Lucília Gago terá perguntado se existiam pontos prévios à ordem de trabalhos e o advogado Tiago Geraldo, membro designado pela ministra da Justiça e sócio da Morais Leitão, disse que era impossível fugir do assunto que está na ordem do dia: a Operação Influencer. Tiago Geraldo criticou o facto de, nas últimas semanas, ter sido o Sindicato dos Magistrados do Ministério Público a surgir publicamente como porta-voz da Procuradoria-Geral da República quando, na sua opinião, a comunicação com os cidadãos deveria partir do próprio Ministério Público.
Lucília Gago interveio na discussão apenas para dizer que tinha sido aberto um processo de averiguações ao artigo da procuradora-geral adjunta Maria José Fernandes, publicado no jornal Público.
O artigo de opinião que deixou o Ministério Público desconfortável
O Ministério Público (MP) instaurou, a 24 de novembro, um processo especial de averiguação para aferir a “relevância disciplinar da conduta” da procuradora-geral adjunta, Maria José Fernandes, que escreveu um artigo de opinião em que criticava a atuação do DCIAP no processo da Operação Influencer.
Não se referindo diretamente à Operação Influencer, a procuradora-geral adjunta Maria José Fernandes defendeu que existe no Ministério Público quem entenda que “a investigação criminal pode ser uma extensão de poder”, denunciando situações de recolha de meios de prova por vezes “intrusivas e humilhantes”.
“No DCIAP deveria privilegiar-se o pensamento crítico, a discussão interdisciplinar, nomeadamente com colegas de outras jurisdições tocantes ou conexas”, escreveu, dizendo temer que se “tornem cabines herméticas, onde pontuam algumas prima donnas intocáveis e inamovíveis”. O tom crítico vai ainda mais longe quando a procuradora-geral adjunta defende que se permitiu a criação de “uma bruma de autossuficiência totalmente nefasta e contrária ao que deve ser a qualidade e a excelência” da profissão na carreira de procurador. “Os desfechos de vários casos já julgados permitem extrair que há aspetos do trabalho dos procuradores de investigação a carecer de revisão e aprimoramento pelo exercício da autocrítica”, assinala.

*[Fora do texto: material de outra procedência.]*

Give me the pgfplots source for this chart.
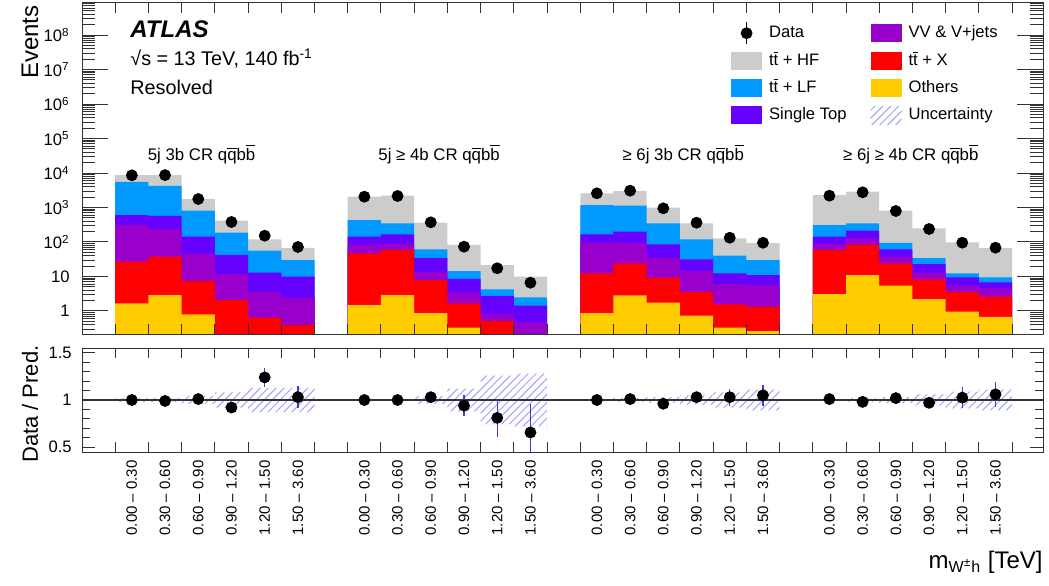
\documentclass[border=0pt]{standalone}
\usepackage{fontspec}
\setmainfont{Liberation Sans}
\usepackage{pgfplots}
\pgfplotsset{compat=1.18}
\usepackage{pgfplotstable}
\usepgfplotslibrary{fillbetween}
\usetikzlibrary{patterns.meta}

\definecolor{cHF}{RGB}{204,204,204}
\definecolor{cLF}{RGB}{0,153,255}
\definecolor{cST}{RGB}{102,0,255}
\definecolor{cVV}{RGB}{153,0,204}
\definecolor{cTX}{RGB}{255,0,0}
\definecolor{cOT}{RGB}{255,204,0}
\definecolor{cUnc}{RGB}{160,160,255}
\definecolor{cErr}{RGB}{60,60,220}

\newcommand\fs[1]{\fontsize{#1}{#1}\selectfont}
\newcommand\ob[1]{\ensuremath{\overline{\mbox{#1}}}}

% stack tops (cumulative), left bin edges; o=Others, t=ttX, v=VV, s=single top, l=tt+LF, h=tt+HF
\pgfplotstableread{
x  o     t     v     s     l     h
1  1.67  27    310   605   5500  8700
2  2.9   37.5  240   575   4270  8700
3  0.80  7.4   45    142   807   1760
4  0.1   2.08  11.8  42    186   414
5  0.1   0.64  3.6   12.9  56    120
6  0.1   0.39  2.4   9.9   30    68
7  1e-3  1e-3  1e-3  1e-3  1e-3  1e-3
8  1.49  47    82    142   434   2056
9  2.9   59    87    167   348   2200
10 0.86  7.9   13.2  34    61    362
11 0.33  1.67  3.4   8.5   14.4  82
12 0.1   0.51  0.82  2.7   4.25  21.5
13 0.05  0.15  0.46  1.43  2.5   9.9
14 1e-3  1e-3  1e-3  1e-3  1e-3  1e-3
15 0.86  12.4  95    167   1180  2580
16 2.85  24    92    199   1130  3000
17 1.74  9.2   35    86    348   990
18 0.73  3.6   14.4  31.5  120   348
19 0.33  1.56  5.9   12.4  40    128
20 0.26  1.34  5.7   11    30    92
21 1e-3  1e-3  1e-3  1e-3  1e-3  1e-3
22 3.1   59    87    142   311   2300
23 11    82    128   213   348   2870
24 5.4   24    37.5  61    95    807
25 2.2   8.3   12.9  23    34    250
26 0.95  3.6   5.3   9.5   12.4  98
27 0.68  2.6   4.55  6.8   9.5   66
28 0.68  2.6   4.55  6.8   9.5   66
}\stack

\pgfplotstableread{
xc   d     r     re
1.5  8570  1.00  0.01
2.5  8700  0.99  0.01
3.5  1763  1.01  0.02
4.5  380   0.92  0.04
5.5  152   1.24  0.10
6.5  71.6  1.03  0.12
8.5  2056  1.00  0.02
9.5  2155  1.00  0.02
10.5 372   1.03  0.04
11.5 73    0.94  0.11
12.5 17.3  0.81  0.20
13.5 6.6   0.655 0.30
15.5 2580  1.00  0.02
16.5 3070  1.01  0.02
17.5 948   0.96  0.03
18.5 362   1.03  0.05
19.5 133   1.03  0.09
20.5 95    1.05  0.11
22.5 2200  1.01  0.02
23.5 2760  0.98  0.02
24.5 792   1.02  0.03
25.5 238   0.97  0.06
26.5 95.5  1.025 0.11
27.5 68.4  1.06  0.13
}\data

\pgfplotstableread{
x  lo    hi
1  0.98  1.02
2  0.98  1.02
3  0.96  1.04
4  0.92  1.08
5  0.87  1.13
6  0.87  1.13
7  1     1
8  0.99  1.01
9  0.99  1.01
10 0.96  1.04
11 0.88  1.12
12 0.74  1.26
13 0.72  1.28
14 1     1
15 0.99  1.01
16 0.98  1.02
17 0.97  1.03
18 0.95  1.05
19 0.92  1.08
20 0.89  1.11
21 1     1
22 0.99  1.01
23 0.98  1.02
24 0.97  1.03
25 0.94  1.06
26 0.91  1.09
27 0.89  1.11
28 0.89  1.11
}\band

\pgfplotsset{
  atlas/.style={
    scale only axis, anchor=south west, width=480.5pt,
    xmin=0, xmax=28.93, axis on top,
    tick align=inside, xtick={1,...,28}, xticklabels={},
    axis line style={black!80, line width=0.5pt},
    every tick/.style={black!80, line width=0.5pt},
    xtick style={/pgfplots/major tick length=5pt},
  },
  boxleg/.style={legend image code/.code={\fill[##1, draw=none] (0pt,-4.5pt) rectangle (15.5pt,4.5pt);}},
}

\begin{document}
\begin{tikzpicture}
\begin{axis}[atlas,
  at={(41pt,125.5pt)}, height=165.5pt,
  ymode=log, ymin=0.215, ymax=8.5e8, log origin y=infty,
  ytick={1,10,1e2,1e3,1e4,1e5,1e6,1e7,1e8},
  yticklabels={1,10,10\textsuperscript{2},10\textsuperscript{3},10\textsuperscript{4},10\textsuperscript{5},10\textsuperscript{6},10\textsuperscript{7},10\textsuperscript{8}},
  minor ytick={0.3,0.4,0.5,0.6,0.7,0.8,0.9,
    2,3,4,5,6,7,8,9,
    2e1,3e1,4e1,5e1,6e1,7e1,8e1,9e1,
    2e2,3e2,4e2,5e2,6e2,7e2,8e2,9e2,
    2e3,3e3,4e3,5e3,6e3,7e3,8e3,9e3,
    2e4,3e4,4e4,5e4,6e4,7e4,8e4,9e4,
    2e5,3e5,4e5,5e5,6e5,7e5,8e5,9e5,
    2e6,3e6,4e6,5e6,6e6,7e6,8e6,9e6,
    2e7,3e7,4e7,5e7,6e7,7e7,8e7,9e7,
    2e8,3e8,4e8,5e8,6e8,7e8,8e8},
  ytick style={/pgfplots/major tick length=13pt, /pgfplots/minor tick length=6.5pt},
  yticklabel style={font=\fs{8.3}, inner sep=0pt, xshift=-6pt},
  legend columns=2,
  legend cell align=left,
  legend style={draw=none, fill=none, at={(0.675,0.945)}, anchor=north west,
    font=\fs{8.3}, inner sep=0pt, row sep=3pt,
    nodes={inner sep=1pt, text height=6.5pt, text depth=2pt},
    /tikz/every odd column/.append style={column sep=2.5pt},
    /tikz/every even column/.append style={column sep=11pt}},
]
\addplot[ybar interval, fill=cHF, draw=none, forget plot] table[x=x, y=h] {\stack};
\addplot[ybar interval, fill=cLF, draw=none, forget plot] table[x=x, y=l] {\stack};
\addplot[ybar interval, fill=cST, draw=none, forget plot] table[x=x, y=s] {\stack};
\addplot[ybar interval, fill=cVV, draw=none, forget plot] table[x=x, y=v] {\stack};
\addplot[ybar interval, fill=cTX, draw=none, forget plot] table[x=x, y=t] {\stack};
\addplot[ybar interval, fill=cOT, draw=none, forget plot] table[x=x, y=o] {\stack};
\addplot[only marks, mark=*, mark size=2.75pt, black, forget plot,
  error bars/.cd, y dir=both, y explicit relative, error mark=none,
  error bar style={black, line width=0.6pt}]
  table[x=xc, y=d, y error=re] {\data};

\addlegendimage{legend image code/.code={\draw[black, line width=0.6pt] (7.75pt,-5.5pt)--(7.75pt,5.5pt); \fill[black] (7.75pt,0pt) circle (2.75pt);}}
\addlegendentry{Data}
\addlegendimage{boxleg, fill=cVV}
\addlegendentry{VV \& V+jets}
\addlegendimage{boxleg, fill=cHF}
\addlegendentry{t\ob{t} + HF}
\addlegendimage{boxleg, fill=cTX}
\addlegendentry{t\ob{t} + X}
\addlegendimage{boxleg, fill=cLF}
\addlegendentry{t\ob{t} + LF}
\addlegendimage{boxleg, fill=cOT}
\addlegendentry{Others}
\addlegendimage{boxleg, fill=cST}
\addlegendentry{Single Top}
\addlegendimage{legend image code/.code={\fill[draw=none, pattern={Lines[angle=45,distance=2.8pt,line width=0.5pt]}, pattern color=cUnc] (0pt,-4.5pt) rectangle (15.5pt,4.5pt);}}
\addlegendentry{Uncertainty}

\node[anchor=base, font=\fs{8.4}] at (axis cs:3.6,2.38e4) {5j 3b CR q\ob{q}b\ob{b}};
\node[anchor=base, font=\fs{8.4}] at (axis cs:10.75,2.38e4) {5j ≥ 4b CR q\ob{q}b\ob{b}};
\node[anchor=base, font=\fs{8.4}] at (axis cs:18.1,2.38e4) {≥ 6j 3b CR q\ob{q}b\ob{b}};
\node[anchor=base, font=\fs{8.4}] at (axis cs:24.95,2.38e4) {≥ 6j ≥ 4b CR q\ob{q}b\ob{b}};
\end{axis}

\begin{axis}[atlas,
  at={(41pt,66.5pt)}, height=52pt,
  ymin=0.447, ymax=1.553,
  ytick={0.5,1,1.5}, yticklabels={0.5,1,1.5},
  minor ytick={0.6,0.7,0.8,0.9,1.1,1.2,1.3,1.4},
  ytick style={/pgfplots/major tick length=6.5pt, /pgfplots/minor tick length=4pt},
  yticklabel style={font=\fs{8.3}, inner sep=0pt, xshift=-5pt},
  extra x ticks={1.5,2.5,3.5,4.5,5.5,6.5,8.5,9.5,10.5,11.5,12.5,13.5,15.5,16.5,17.5,18.5,19.5,20.5,22.5,23.5,24.5,25.5,26.5,27.5},
  extra x tick labels={0.00 – 0.30,0.30 – 0.60,0.60 – 0.90,0.90 – 1.20,1.20 – 1.50,1.50 – 3.60,
    0.00 – 0.30,0.30 – 0.60,0.60 – 0.90,0.90 – 1.20,1.20 – 1.50,1.50 – 3.60,
    0.00 – 0.30,0.30 – 0.60,0.60 – 0.90,0.90 – 1.20,1.20 – 1.50,1.50 – 3.60,
    0.00 – 0.30,0.30 – 0.60,0.60 – 0.90,0.90 – 1.20,1.20 – 1.50,1.50 – 3.60},
  extra x tick style={tick style={draw=none},
    xticklabel style={rotate=90, anchor=east, font=\fs{7.5}, inner sep=4pt}},
]
\addplot[name path=hi, const plot, draw=none, forget plot] table[x=x, y=hi] {\band};
\addplot[name path=lo, const plot, draw=none, forget plot] table[x=x, y=lo] {\band};
\addplot[draw=none, pattern={Lines[angle=45,distance=2.8pt,line width=0.5pt]}, pattern color=cUnc, forget plot] fill between[of=hi and lo];
\addplot[black!80, line width=0.6pt, forget plot] coordinates {(0,1) (28.93,1)};
\addplot[only marks, mark=*, mark size=2.75pt, black, forget plot,
  error bars/.cd, y dir=both, y explicit, error mark=none,
  error bar style={cErr, line width=0.6pt}]
  table[x=xc, y=r, y error=re] {\data};
\end{axis}

\node[anchor=base west, font=\fs{12}\bfseries\itshape, inner sep=0pt] at (65pt,273.5pt) {ATLAS};
\node[anchor=base west, font=\fs{9.9}, inner sep=0pt] at (65pt,259.5pt) {√s = 13 TeV, 140 fb\textsuperscript{-1}};
\node[anchor=base west, font=\fs{9.9}, inner sep=0pt] at (65pt,245pt) {Resolved};
\node[rotate=90, anchor=east, font=\fs{12}, inner sep=0pt] at (15pt,290pt) {Events};
\node[rotate=90, anchor=east, font=\fs{11}, inner sep=0pt] at (15pt,120pt) {Data / Pred.};
\node[anchor=base east, font=\fs{12}, inner sep=0pt] at (521.5pt,8.5pt) {m\textsubscript{W\textsuperscript{±}h} [TeV]};

\pgfresetboundingbox
\path[use as bounding box] (0,0) rectangle (524.5pt,292.5pt);
\end{tikzpicture}
\end{document}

Operação Influencer e o comunicado escrito pela PGR
E foi a Procuradora-Geral da República (PGR), Lucília Gago, que redigiu o último parágrafo do comunicado sobre a Operação Influencer, divulgado a 7 de novembro, que levou à demissão do primeiro-ministro. Nesse comunicado ficou-se a saber da existência de uma certidão remetida para o Supremo Tribunal de Justiça (STJ) para investigar suspeitas de participação de António Costa em alguns dos factos que estavam sob investigação.
Num segundo comunicado, enviado a 17 de novembro, a Procuradoria-Geral da República avisava, que o inquérito de investigação a António Costa já se encontra no Supremo Tribunal de Justiça desde 17 de outubro. “À data da emissão da mesma” – referindo-se ao comunicado anterior – “encontrava-se já instaurado no Supremo Tribunal de Justiça o inquérito mencionado no seu último parágrafo”. O parágrafo relativo ao ainda primeiro-ministro em que falava numa investigação autónoma a Costa enviada para o STJ e com o qual o primeiro-ministro justificou a sua demissão, duas horas depois.
Este esclarecimento da titular da investigação criminal surge depois do discurso de Marcelo Rebelo de Sousa que dizia que, pela “primeira vez em democracia, um primeiro-ministro em funções ficou a saber, no âmbito de diligências relativas a investigação em curso, respeitante a terceiros, uns seus colaboradores, outros não, que ia ser objeto de processo autónomo, a correr sob a jurisdição do Supremo Tribunal de Justiça”. No discurso de sete minutos, em que anunciou a marcação de eleições antecipadas, deixou um recado à Procuradora-Geral da República: “Espero que o tempo, mais depressa do que devagar, permita esclarecer o sucedido, no respeito da presunção da inocência, da salvaguarda do bom nome, da afirmação da Justiça e do reforço do Estado de Direito Democrático”, acrescentou o Chefe de Estado.